Records:
-- Start --
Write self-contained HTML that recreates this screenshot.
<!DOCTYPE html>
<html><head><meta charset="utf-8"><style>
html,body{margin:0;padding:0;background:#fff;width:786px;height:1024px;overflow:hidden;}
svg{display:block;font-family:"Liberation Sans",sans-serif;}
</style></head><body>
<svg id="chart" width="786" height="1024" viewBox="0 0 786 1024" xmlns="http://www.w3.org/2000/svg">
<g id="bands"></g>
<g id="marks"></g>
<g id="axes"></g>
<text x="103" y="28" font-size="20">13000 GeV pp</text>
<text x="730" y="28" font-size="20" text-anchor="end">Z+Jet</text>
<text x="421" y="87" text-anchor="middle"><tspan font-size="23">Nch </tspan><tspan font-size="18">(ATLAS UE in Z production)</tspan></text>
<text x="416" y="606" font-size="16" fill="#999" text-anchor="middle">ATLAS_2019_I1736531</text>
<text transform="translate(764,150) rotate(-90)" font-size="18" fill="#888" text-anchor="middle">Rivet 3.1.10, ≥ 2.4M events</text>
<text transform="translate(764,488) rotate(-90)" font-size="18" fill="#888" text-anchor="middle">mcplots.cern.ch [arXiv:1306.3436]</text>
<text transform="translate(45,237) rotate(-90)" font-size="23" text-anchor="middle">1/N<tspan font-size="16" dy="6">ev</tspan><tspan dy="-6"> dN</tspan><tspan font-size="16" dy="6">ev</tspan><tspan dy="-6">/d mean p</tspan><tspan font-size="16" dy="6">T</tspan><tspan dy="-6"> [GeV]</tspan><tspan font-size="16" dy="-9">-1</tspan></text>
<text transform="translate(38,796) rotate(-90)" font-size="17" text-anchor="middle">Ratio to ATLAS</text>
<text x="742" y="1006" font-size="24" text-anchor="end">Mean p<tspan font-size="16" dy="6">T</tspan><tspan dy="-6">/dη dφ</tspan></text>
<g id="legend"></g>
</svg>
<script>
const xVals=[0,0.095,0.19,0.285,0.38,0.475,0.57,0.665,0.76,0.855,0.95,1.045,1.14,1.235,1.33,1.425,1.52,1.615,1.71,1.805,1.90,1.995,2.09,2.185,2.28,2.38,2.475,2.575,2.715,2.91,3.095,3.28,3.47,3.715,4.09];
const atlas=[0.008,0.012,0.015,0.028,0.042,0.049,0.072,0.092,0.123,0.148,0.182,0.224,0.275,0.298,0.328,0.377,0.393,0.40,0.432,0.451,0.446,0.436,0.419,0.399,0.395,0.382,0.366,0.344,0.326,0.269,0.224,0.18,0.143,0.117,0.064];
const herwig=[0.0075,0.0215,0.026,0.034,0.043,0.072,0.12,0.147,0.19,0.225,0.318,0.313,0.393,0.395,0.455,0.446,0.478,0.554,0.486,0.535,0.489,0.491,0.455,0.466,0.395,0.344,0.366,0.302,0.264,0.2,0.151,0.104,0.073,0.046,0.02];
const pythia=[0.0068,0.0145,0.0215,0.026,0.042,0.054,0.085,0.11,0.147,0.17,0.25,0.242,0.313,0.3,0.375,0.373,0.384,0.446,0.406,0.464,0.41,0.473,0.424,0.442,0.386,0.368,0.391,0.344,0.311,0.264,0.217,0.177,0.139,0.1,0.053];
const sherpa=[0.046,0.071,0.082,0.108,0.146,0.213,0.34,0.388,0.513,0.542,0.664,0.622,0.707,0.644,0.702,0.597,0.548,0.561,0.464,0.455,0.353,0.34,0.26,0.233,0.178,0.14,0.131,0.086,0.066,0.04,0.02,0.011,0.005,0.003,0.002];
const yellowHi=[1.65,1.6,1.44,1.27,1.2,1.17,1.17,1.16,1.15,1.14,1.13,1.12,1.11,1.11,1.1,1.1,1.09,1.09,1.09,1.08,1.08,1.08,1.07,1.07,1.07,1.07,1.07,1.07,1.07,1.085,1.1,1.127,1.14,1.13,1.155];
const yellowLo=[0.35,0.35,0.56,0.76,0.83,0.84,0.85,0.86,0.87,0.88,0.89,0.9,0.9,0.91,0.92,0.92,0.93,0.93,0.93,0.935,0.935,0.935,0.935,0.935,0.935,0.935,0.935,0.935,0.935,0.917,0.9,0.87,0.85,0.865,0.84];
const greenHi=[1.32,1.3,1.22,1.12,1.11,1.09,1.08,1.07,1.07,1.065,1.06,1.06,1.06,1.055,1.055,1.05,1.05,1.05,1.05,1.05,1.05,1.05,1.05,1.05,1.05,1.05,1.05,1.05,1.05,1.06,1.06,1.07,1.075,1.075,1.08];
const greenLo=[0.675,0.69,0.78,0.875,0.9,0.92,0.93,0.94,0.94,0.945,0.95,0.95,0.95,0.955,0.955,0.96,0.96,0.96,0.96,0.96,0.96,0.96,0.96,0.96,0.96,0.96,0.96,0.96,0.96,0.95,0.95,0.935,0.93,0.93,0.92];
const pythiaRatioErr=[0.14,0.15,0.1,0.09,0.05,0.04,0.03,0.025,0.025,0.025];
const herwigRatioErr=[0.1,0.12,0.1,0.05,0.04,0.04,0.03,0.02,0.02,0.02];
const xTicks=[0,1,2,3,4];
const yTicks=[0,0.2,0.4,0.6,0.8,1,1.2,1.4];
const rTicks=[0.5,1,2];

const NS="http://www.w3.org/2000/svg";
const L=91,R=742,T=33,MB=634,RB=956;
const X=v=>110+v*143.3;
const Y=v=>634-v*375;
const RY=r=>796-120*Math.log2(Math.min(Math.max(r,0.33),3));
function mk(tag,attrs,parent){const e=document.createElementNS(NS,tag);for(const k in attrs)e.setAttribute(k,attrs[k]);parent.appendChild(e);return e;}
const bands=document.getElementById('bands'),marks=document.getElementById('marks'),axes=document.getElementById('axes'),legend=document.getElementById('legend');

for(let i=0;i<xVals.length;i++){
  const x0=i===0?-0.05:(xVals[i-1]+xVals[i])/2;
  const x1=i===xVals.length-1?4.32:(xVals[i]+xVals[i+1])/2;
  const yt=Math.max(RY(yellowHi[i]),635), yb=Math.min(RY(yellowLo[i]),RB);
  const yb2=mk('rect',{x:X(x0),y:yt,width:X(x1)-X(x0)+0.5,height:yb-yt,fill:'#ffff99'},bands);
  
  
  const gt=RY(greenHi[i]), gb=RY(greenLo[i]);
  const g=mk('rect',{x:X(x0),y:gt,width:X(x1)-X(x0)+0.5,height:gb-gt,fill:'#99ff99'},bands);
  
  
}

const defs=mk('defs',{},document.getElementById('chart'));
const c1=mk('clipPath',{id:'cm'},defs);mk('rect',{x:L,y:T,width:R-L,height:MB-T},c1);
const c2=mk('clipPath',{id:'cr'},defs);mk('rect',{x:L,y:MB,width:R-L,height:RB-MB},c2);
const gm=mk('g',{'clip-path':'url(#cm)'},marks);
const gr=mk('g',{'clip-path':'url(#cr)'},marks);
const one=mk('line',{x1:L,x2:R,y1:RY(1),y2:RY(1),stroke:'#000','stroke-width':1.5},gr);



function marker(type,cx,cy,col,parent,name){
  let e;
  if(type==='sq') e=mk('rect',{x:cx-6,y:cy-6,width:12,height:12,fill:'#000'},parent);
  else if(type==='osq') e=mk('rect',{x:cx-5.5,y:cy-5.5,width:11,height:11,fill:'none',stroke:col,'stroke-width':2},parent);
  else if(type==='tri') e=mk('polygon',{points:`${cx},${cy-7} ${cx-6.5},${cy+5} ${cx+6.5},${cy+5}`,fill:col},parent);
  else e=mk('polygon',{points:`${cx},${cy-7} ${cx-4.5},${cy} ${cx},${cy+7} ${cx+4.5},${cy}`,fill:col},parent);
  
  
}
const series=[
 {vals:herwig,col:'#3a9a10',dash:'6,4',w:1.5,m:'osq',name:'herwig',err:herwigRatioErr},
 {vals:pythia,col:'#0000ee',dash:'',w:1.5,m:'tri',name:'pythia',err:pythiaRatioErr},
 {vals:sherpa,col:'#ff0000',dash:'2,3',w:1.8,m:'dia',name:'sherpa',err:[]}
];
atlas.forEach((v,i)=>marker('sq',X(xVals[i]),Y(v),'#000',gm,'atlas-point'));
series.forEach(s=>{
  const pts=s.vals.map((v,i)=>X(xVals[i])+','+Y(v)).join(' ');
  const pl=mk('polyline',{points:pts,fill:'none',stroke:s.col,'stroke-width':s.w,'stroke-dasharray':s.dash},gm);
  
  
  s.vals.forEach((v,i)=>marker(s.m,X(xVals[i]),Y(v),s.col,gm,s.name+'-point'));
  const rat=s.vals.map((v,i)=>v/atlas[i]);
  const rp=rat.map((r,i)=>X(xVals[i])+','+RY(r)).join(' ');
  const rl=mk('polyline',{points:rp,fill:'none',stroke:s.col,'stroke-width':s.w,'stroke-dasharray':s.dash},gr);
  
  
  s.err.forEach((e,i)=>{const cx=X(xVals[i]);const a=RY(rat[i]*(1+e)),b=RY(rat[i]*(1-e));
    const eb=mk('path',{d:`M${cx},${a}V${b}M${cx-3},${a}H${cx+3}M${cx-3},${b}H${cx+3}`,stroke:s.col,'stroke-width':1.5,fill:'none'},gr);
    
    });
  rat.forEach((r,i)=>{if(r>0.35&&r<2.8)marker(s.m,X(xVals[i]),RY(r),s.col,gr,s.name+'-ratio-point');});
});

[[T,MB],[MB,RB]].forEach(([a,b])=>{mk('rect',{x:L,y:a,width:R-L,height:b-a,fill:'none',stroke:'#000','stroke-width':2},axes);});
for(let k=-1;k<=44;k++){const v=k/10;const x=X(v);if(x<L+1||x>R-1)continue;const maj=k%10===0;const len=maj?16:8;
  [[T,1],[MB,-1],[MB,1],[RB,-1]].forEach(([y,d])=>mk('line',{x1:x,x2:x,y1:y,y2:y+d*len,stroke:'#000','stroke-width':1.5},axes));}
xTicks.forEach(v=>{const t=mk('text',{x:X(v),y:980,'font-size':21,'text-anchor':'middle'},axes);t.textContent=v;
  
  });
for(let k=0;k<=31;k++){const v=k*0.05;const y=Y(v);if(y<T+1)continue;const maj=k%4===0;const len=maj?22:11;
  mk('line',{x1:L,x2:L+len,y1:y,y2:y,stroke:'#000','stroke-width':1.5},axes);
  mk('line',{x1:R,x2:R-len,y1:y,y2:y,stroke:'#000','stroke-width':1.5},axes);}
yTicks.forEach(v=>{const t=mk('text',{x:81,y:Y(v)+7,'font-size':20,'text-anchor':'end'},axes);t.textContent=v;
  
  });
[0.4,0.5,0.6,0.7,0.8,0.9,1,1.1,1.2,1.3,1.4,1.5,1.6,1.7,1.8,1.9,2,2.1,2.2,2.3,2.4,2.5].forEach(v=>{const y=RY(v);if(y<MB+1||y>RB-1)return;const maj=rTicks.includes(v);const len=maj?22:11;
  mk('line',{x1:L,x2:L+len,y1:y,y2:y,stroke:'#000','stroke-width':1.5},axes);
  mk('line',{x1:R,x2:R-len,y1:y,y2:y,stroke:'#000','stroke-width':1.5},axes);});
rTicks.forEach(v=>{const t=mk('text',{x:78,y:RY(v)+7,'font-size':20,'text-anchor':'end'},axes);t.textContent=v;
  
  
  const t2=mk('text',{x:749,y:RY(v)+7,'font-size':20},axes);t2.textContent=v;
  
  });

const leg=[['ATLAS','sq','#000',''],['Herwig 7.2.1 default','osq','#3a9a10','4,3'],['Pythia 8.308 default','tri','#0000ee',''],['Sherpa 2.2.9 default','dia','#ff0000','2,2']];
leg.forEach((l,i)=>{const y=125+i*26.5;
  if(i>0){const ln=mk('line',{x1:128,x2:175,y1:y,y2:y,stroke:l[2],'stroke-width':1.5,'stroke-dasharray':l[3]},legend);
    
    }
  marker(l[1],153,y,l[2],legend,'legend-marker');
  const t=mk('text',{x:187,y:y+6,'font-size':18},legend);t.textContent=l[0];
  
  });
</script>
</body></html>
-- End --
-- Start --
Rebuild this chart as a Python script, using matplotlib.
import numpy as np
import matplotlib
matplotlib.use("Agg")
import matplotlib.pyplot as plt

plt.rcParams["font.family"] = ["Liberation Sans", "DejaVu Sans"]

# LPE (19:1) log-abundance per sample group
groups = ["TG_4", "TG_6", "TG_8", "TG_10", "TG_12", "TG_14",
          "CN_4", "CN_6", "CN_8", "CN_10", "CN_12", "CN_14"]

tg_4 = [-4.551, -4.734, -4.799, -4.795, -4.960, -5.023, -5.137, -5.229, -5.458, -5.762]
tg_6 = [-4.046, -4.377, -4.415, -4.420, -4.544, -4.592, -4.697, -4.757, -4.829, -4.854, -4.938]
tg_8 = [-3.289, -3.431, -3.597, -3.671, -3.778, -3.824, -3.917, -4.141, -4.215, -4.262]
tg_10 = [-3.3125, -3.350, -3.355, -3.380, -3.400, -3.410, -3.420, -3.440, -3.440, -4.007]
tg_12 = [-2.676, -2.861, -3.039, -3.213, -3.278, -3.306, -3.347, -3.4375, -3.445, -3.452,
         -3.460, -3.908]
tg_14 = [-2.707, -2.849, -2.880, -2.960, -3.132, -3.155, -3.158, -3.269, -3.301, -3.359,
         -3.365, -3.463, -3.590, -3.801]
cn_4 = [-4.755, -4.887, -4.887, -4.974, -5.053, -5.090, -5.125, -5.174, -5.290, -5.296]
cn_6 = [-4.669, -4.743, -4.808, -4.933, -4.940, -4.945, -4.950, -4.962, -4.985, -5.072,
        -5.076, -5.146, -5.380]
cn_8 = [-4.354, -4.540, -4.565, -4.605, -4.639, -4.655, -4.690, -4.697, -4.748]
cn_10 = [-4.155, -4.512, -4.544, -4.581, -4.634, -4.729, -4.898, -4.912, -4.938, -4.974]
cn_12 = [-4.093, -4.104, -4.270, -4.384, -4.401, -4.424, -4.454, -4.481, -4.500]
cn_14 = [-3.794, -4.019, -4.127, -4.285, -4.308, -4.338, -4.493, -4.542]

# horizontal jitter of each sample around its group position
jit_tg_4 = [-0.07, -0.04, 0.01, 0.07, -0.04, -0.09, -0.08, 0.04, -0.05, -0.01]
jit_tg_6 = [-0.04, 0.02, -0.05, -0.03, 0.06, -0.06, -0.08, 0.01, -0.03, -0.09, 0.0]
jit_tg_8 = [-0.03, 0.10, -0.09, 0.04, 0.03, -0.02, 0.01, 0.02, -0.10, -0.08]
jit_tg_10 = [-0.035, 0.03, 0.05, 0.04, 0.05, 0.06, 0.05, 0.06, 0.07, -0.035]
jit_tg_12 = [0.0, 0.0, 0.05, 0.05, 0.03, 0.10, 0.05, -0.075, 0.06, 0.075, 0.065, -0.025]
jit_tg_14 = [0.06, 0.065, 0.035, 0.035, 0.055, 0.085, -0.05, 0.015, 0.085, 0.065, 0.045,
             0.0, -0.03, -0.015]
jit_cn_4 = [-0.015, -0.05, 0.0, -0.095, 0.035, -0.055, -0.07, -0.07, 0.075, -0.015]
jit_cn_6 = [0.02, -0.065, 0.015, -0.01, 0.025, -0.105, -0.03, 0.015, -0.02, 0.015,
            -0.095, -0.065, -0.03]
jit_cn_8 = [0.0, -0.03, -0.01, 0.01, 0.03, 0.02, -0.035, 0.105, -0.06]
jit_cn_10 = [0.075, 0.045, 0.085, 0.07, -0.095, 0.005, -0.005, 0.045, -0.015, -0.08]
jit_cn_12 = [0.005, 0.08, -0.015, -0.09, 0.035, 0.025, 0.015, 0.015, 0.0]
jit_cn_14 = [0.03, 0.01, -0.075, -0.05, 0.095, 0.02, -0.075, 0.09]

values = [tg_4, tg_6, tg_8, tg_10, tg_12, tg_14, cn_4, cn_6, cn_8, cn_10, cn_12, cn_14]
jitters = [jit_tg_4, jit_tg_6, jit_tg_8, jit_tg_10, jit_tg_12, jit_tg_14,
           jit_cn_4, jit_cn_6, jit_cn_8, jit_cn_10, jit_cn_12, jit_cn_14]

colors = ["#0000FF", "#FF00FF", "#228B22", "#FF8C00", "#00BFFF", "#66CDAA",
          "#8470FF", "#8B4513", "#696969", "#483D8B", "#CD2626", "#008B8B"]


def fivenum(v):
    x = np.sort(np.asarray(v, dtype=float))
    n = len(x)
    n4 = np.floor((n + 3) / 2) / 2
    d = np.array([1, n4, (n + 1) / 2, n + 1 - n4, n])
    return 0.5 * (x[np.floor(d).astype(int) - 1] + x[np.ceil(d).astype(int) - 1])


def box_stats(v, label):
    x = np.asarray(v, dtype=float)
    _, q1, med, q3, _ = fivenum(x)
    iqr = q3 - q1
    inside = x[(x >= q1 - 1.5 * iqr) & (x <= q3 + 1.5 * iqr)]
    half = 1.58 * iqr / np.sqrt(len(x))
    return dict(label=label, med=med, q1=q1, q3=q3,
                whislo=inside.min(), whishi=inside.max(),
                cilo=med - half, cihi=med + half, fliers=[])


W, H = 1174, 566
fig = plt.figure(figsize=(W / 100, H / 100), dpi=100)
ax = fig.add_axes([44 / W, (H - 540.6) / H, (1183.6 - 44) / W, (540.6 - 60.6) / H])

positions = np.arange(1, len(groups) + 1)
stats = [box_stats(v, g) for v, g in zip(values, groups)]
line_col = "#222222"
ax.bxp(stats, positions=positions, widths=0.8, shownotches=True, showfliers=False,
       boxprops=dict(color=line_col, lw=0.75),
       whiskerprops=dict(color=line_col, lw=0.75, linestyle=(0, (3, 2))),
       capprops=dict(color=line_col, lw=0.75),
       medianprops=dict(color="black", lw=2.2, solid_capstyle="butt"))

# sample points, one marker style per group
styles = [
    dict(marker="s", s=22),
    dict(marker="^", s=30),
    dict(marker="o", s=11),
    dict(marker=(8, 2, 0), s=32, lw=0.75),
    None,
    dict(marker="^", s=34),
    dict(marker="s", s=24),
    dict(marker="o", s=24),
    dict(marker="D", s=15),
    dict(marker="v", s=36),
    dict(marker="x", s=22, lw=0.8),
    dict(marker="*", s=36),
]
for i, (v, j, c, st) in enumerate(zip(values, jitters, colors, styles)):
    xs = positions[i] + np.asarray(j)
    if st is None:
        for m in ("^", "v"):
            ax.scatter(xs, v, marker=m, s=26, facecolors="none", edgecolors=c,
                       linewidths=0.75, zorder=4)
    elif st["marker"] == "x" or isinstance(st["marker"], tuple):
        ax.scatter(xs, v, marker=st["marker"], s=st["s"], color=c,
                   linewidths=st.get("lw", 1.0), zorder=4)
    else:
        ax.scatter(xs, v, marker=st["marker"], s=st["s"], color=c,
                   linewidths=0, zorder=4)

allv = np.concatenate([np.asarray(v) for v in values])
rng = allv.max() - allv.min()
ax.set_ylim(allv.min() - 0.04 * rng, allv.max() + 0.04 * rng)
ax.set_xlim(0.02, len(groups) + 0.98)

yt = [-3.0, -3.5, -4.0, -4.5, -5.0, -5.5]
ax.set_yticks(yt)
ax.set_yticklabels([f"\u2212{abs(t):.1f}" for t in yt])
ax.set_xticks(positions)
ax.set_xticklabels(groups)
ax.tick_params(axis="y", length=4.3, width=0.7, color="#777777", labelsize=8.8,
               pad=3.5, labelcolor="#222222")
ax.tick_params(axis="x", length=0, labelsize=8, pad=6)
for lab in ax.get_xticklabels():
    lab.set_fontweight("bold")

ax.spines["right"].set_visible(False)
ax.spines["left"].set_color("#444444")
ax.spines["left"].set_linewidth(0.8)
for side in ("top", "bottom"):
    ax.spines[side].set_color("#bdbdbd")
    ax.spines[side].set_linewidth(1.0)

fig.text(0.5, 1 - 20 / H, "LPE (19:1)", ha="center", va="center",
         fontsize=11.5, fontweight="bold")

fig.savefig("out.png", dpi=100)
-- End --
Direction: On how many lines does the word "matplotlib" appear? Answer with only the number.

Expected answer: 4